凄まじいのはこれほどの時間をかけながら、アーネストはその中身が「空っぽ」なのか、それとも「欲に塗れている」のか、あるいは「別のなにか」に突き動かされているのかがわからない点だ。後半、裁判のシーンが始まってからは、巻き込まれ、まるで被害者のような面をしていたアーネストの犯してきた罪がいよいよ露になる。脚本・構成はアーネスト自身の定まらない、自身の行動理由さえ規定することのできない彼の愚かさを反映しているかのようだ。「自分は自分なりの誠実さを持ってやってきた」という醜悪。
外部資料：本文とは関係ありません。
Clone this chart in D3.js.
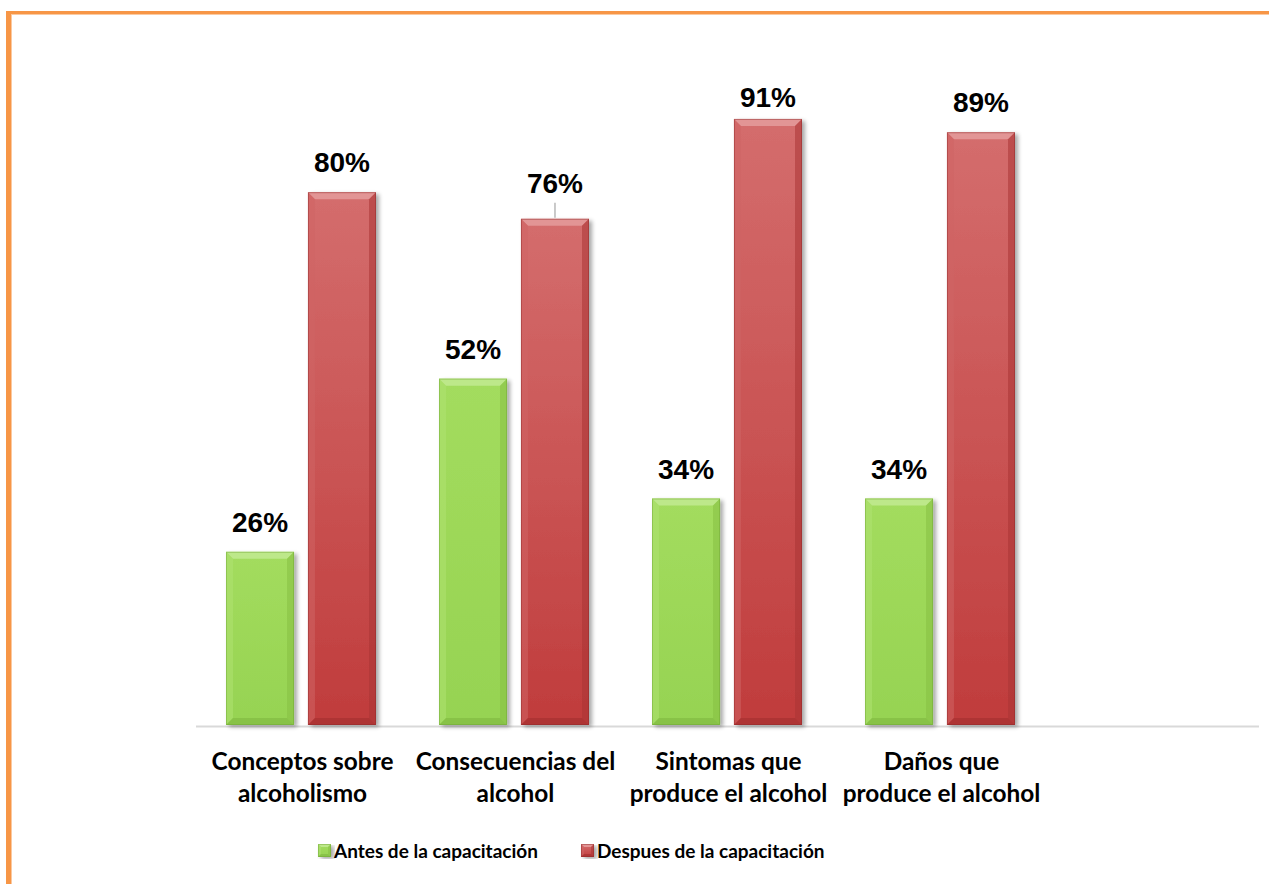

偽善にさえならない普遍性を欠いた彼という存在。同時に、そうすることで多層な面を持った人物としての「アーネスト」が浮かび上がる。
きっと、彼の行動原理は彼自身もはっきりしないのだろう。
妻を愛する気持ちは確かに持っていて、しかしある種の確信を持ちながら注射を打ち続けることもしてしまう。愚かであり、したたかでもある卑近な存在。でも私にはそれがすごく「当たり前」のようにも思える。人は自分の狡さや残酷さを知っていても、わかっていながらも、それが自明であるがゆえに行動をし続けることができる。そんな残忍な生き物なのだ。
私がわからないのはむしろモリーの方で、インスリンではない薬を投与されている可能性があるとわかっていながら、それを許していたことだったりする。それは夫への愛か、あるいは諦念なのか、それとも別のなにかだったのか。愛する者に日々殺され続け、それを受け入れる彼女の胸の内にあるものとはーー。結局それが如何なるものだったのかはわからないのだけど、そこには彼女なりのしたたかさのようなものも見え隠れし、その忍耐力に感じ入ったりもした。

わかっていながら、愛していながら、誤った行動をする人間。
自分自身の気持ちにさえ目を逸らし、偽りながら行動するアーネストという男は、いまマーティン・スコセッシが最大限の真摯さ持って伝えられる卑小で冷酷でリアルな人間像だ。この長きにわたる物語の主人公は最後の最後に至ってなお、彼自身の弱さから逃れることはできない。

映画の終わりでは、ラジオ番組のような形でその後の彼らの人生がダイジェストで語られ、惨劇は歴史へと、歴史は物語の一部へと収束していく。それは軽快に、コミカルに語られ、そうされるほど私にはグロテスクにも感じ、「予定通り」の地点に否応なく辿り着いてしまった私たち観客の心は彷徨したままだ。

なお、オセージ族たちの魂が報われることはない。

「映画を観る」ことの愉悦。これほどまで悲惨な物語でありながら、映画は「語り方」次第でこうも人をくぎ付けにし、満足させることができるのか。マーティン・スコセッシによる重厚で、冷徹な、どこまでも愚かな男の物語。こんなに「映画を観た」という充足感に包まれたのは久しぶりだ。